While the game continued to tick over during the winter, summer events cause a burst of activity. For example, a few weeks ago there was a boat race where I live. It was one of the first nice days of the summer, hundreds of people turned up to watch, and Pokémon Go was a deeply entrenched part of it. A huge proportion of attendees were playing, there were lures on every nearby stop, families chatted about what was nearby and what was in their collections; it wasn’t, strictly, why they were there, but it was a perfectly natural addition to an event that has otherwise run unchanged for years.

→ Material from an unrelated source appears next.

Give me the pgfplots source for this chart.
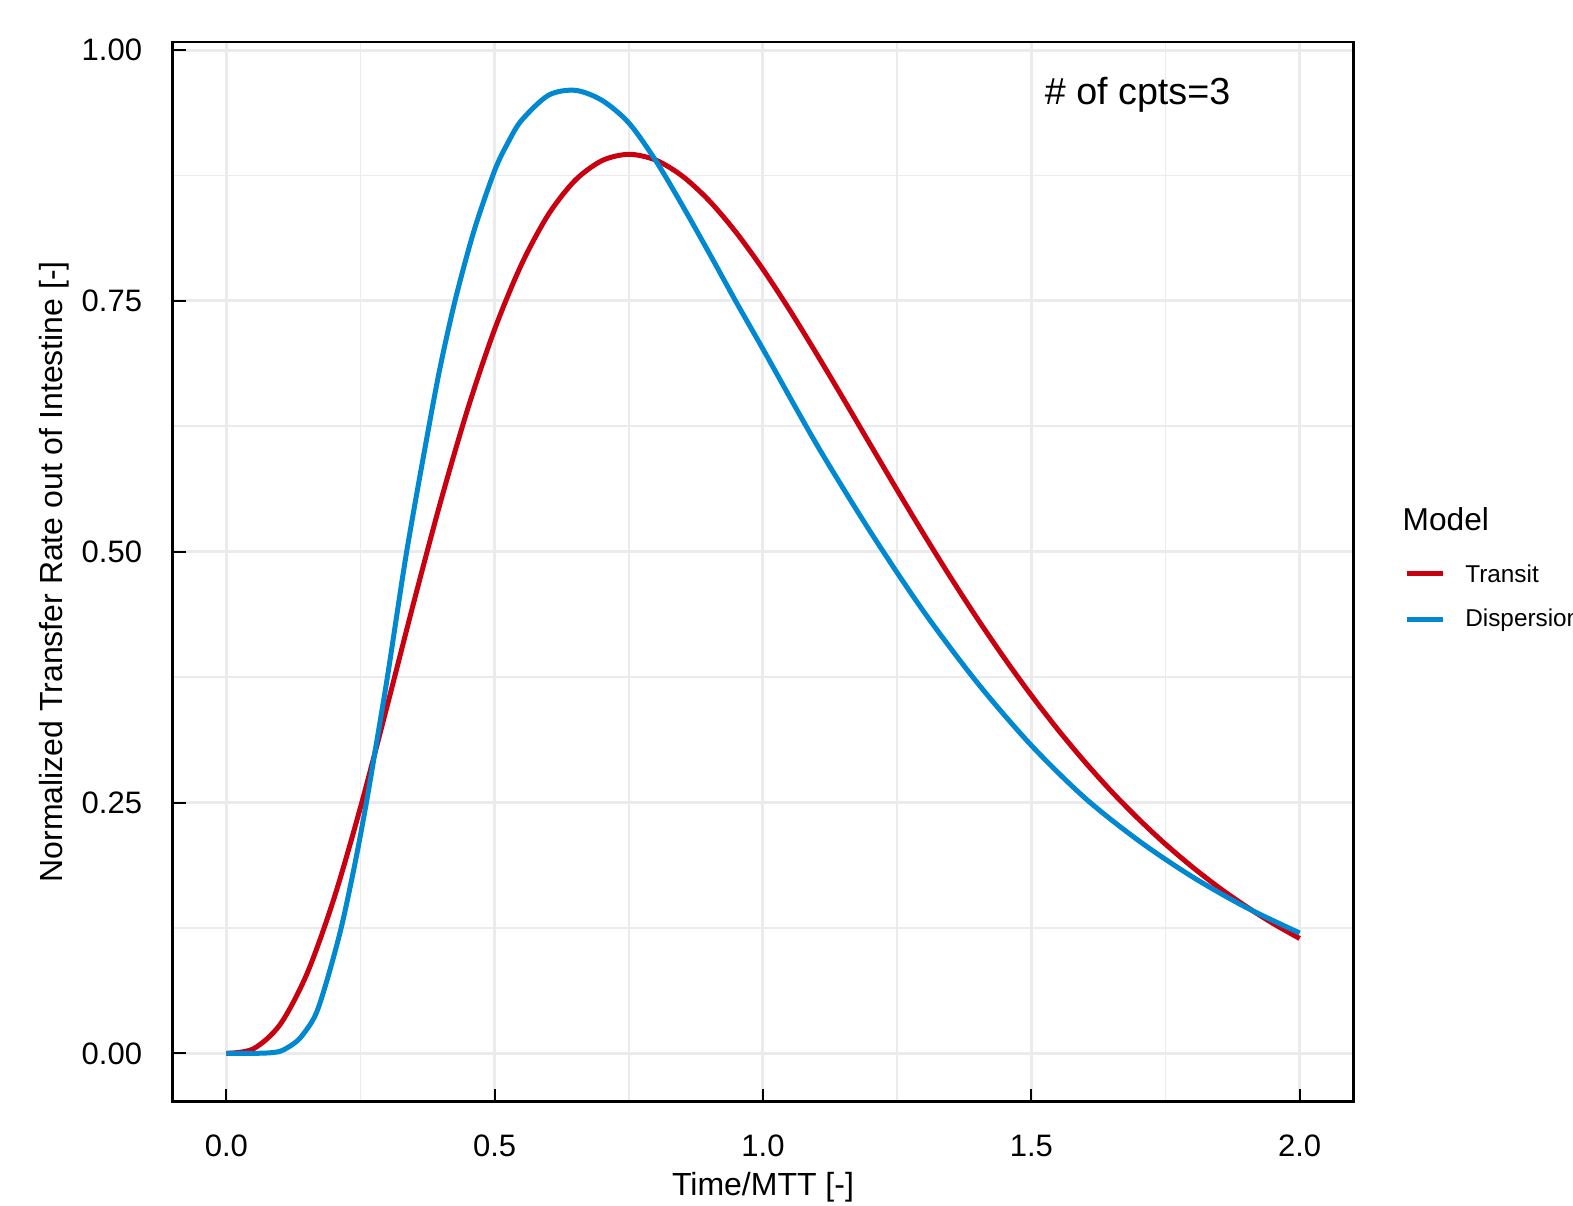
\documentclass[border=0pt]{standalone}
\usepackage{fontspec}
\setmainfont{Liberation Sans}
\usepackage{pgfplots}
\usepackage{pgfplotstable}
\pgfplotsset{compat=1.18}

\definecolor{transitred}{RGB}{200,0,16}
\definecolor{dispblue}{RGB}{0,136,209}
\definecolor{gridgrey}{RGB}{235,235,235}

% Transit model, # of cpts = 3
\pgfplotstableread{
t     y
0.00  0.0000
0.05  0.0044
0.10  0.0286
0.15  0.0790
0.20  0.1534
0.25  0.2453
0.30  0.3470
0.35  0.4511
0.40  0.5513
0.45  0.6427
0.50  0.7218
0.55  0.7865
0.60  0.8361
0.65  0.8703
0.70  0.8899
0.75  0.8962
0.80  0.8905
0.85  0.8744
0.90  0.8498
0.95  0.8183
1.00  0.7815
1.05  0.7407
1.10  0.6972
1.15  0.6523
1.20  0.6068
1.25  0.5615
1.30  0.5171
1.35  0.4741
1.40  0.4329
1.45  0.3938
1.50  0.3569
1.55  0.3224
1.60  0.2904
1.65  0.2607
1.70  0.2335
1.75  0.2085
1.80  0.1858
1.85  0.1651
1.90  0.1465
1.95  0.1296
2.00  0.1145
}\transit

% Dispersion model
\pgfplotstableread{
t      y
0.000  0.000
0.050  0.000
0.080  0.0005
0.100  0.002
0.115  0.006
0.137  0.015
0.165  0.037
0.186  0.070
0.214  0.125
0.240  0.190
0.261  0.250
0.280  0.310
0.301  0.378
0.336  0.500
0.3775 0.625
0.400  0.688
0.427  0.752
0.4615 0.820
0.500  0.880
0.525  0.908
0.550  0.930
0.600  0.955
0.650  0.960
0.700  0.950
0.750  0.9275
0.800  0.890
0.850  0.845
0.900  0.7975
0.950  0.749
1.000  0.702
1.100  0.607
1.200  0.520
1.300  0.440
1.400  0.369
1.500  0.307
1.600  0.2545
1.700  0.212
1.800  0.176
1.900  0.1455
2.000  0.120
}\dispersion

\begin{document}
\begin{tikzpicture}
\begin{axis}[
    at={(0,0)}, anchor=south west,
    scale only axis,
    width=354.2pt, height=317.8pt,
    xmin=-0.1, xmax=2.1,
    ymin=-0.048, ymax=1.008,
    xtick={0,0.5,1,1.5,2},
    ytick={0,0.25,0.5,0.75,1},
    minor xtick={0.25,0.75,1.25,1.75},
    minor ytick={0.125,0.375,0.625,0.875},
    xticklabel style={/pgf/number format/fixed, /pgf/number format/fixed zerofill,
        /pgf/number format/precision=1, inner sep=0pt, anchor=north, yshift=-9.8pt},
    yticklabel style={/pgf/number format/fixed, /pgf/number format/fixed zerofill,
        /pgf/number format/precision=2, inner sep=0pt, anchor=east, xshift=-9.0pt},
    /pgf/number format/assume math mode=true,
    ticklabel style={font=\fontsize{9.3}{11}\selectfont},
    xtick pos=lower, ytick pos=left,
    tick align=inside,
    major tick length=3.9pt, minor tick length=0pt,
    every tick/.style={black, line width=0.6pt},
    axis line style={black, line width=0.75pt},
    grid=both,
    major grid style={gridgrey, line width=0.9pt},
    minor grid style={gridgrey, line width=0.55pt},
    xlabel={Time/MTT [-]},
    ylabel={Normalized Transfer Rate out of Intestine [-]},
    label style={font=\fontsize{9.6}{11}\selectfont},
    xlabel style={at={(axis description cs:0.5,0)}, anchor=center, yshift=-25.8pt},
    ylabel style={at={(axis description cs:0,0.5)}, anchor=center, yshift=35.4pt},
]
\addplot[transitred, line width=1.5pt, smooth] table[x=t, y=y] {\transit};
\addplot[dispblue, line width=1.5pt, smooth] table[x=t, y=y] {\dispersion};
\node[font=\fontsize{11.3}{13}\selectfont, anchor=center] at (axis cs:1.698,0.956) {\# of cpts=3};
\end{axis}

% legend (Model)
\node[anchor=west, inner sep=0pt, font=\fontsize{9.5}{11}\selectfont] at (368.8pt,174.65pt) {Model};
\draw[transitred, line width=1.5pt] (370.2pt,158.25pt) -- (381pt,158.25pt);
\draw[dispblue, line width=1.5pt] (370.2pt,144.45pt) -- (381pt,144.45pt);
\node[anchor=west, inner sep=0pt, font=\fontsize{7.3}{9}\selectfont] at (387.6pt,158.25pt) {Transit};
\node[anchor=west, inner sep=0pt, font=\fontsize{7.3}{9}\selectfont] at (387.6pt,144.45pt) {Dispersion};

\pgfresetboundingbox
\useasboundingbox (-51.8pt,-31.35pt) rectangle (420.1pt,330.45pt);
\end{tikzpicture}
\end{document}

Niantic is paying attention – they’re taking advantage of the game’s popularity at public events by throwing their own dedicated celebration in Chicago. Tickets sold out in less than a day (helped by the fact that rumours abound that the first legendary Pokémon will be seen there). They’ve also recently overhauled gyms and co-op play right when everyone is going to want to spend some time in the sun. These changes court more intense players; co-op raid battles, in particular, require coordination between groups of fans. Keeping these users engaged is important, though the new gyms themselves tell the story of how they have continued to play. Battling will now show how many battles each Pokémon has won, and many have numbers well into the hundreds. In other words, Niantic pre-empted the old system from becoming stale before most dedicated players had any concerns, and by trying out these new additions, as well as continuing timed events that bring out specific types of Pokémon and bonuses like extra XP, they’ll keep up frequent use among those who have continued to play.
On the other hand, they aren’t the kind of radical changes that might win back those who have left. Perhaps the release of Generation Three could coax some people to return, however. Improving the game for rural players, who are often far from both Pokéstops and Pokémon, almost certainly would do so – it’s impossible to look into why people quit without finding these players wishing that the game was worth their while where they live.
In the meantime, Niantic remains in a strong place. They will be for as long as people have reason to walk around, and no better game comes along to fill that niche. For now, it’s hard to imagine any app that will have the killer combination of idle gameplay, rewarding progression, and cute, recognizable friends that Pokémon Go has. We’re in the middle of a heatwave here, so people are subdued, sticking to the shade, but as soon as things cool off a little, the park will be full. Kids will play in the playground, adults will sunbathe on the grass, and all kinds of people will be out hunting for Charizard all over again.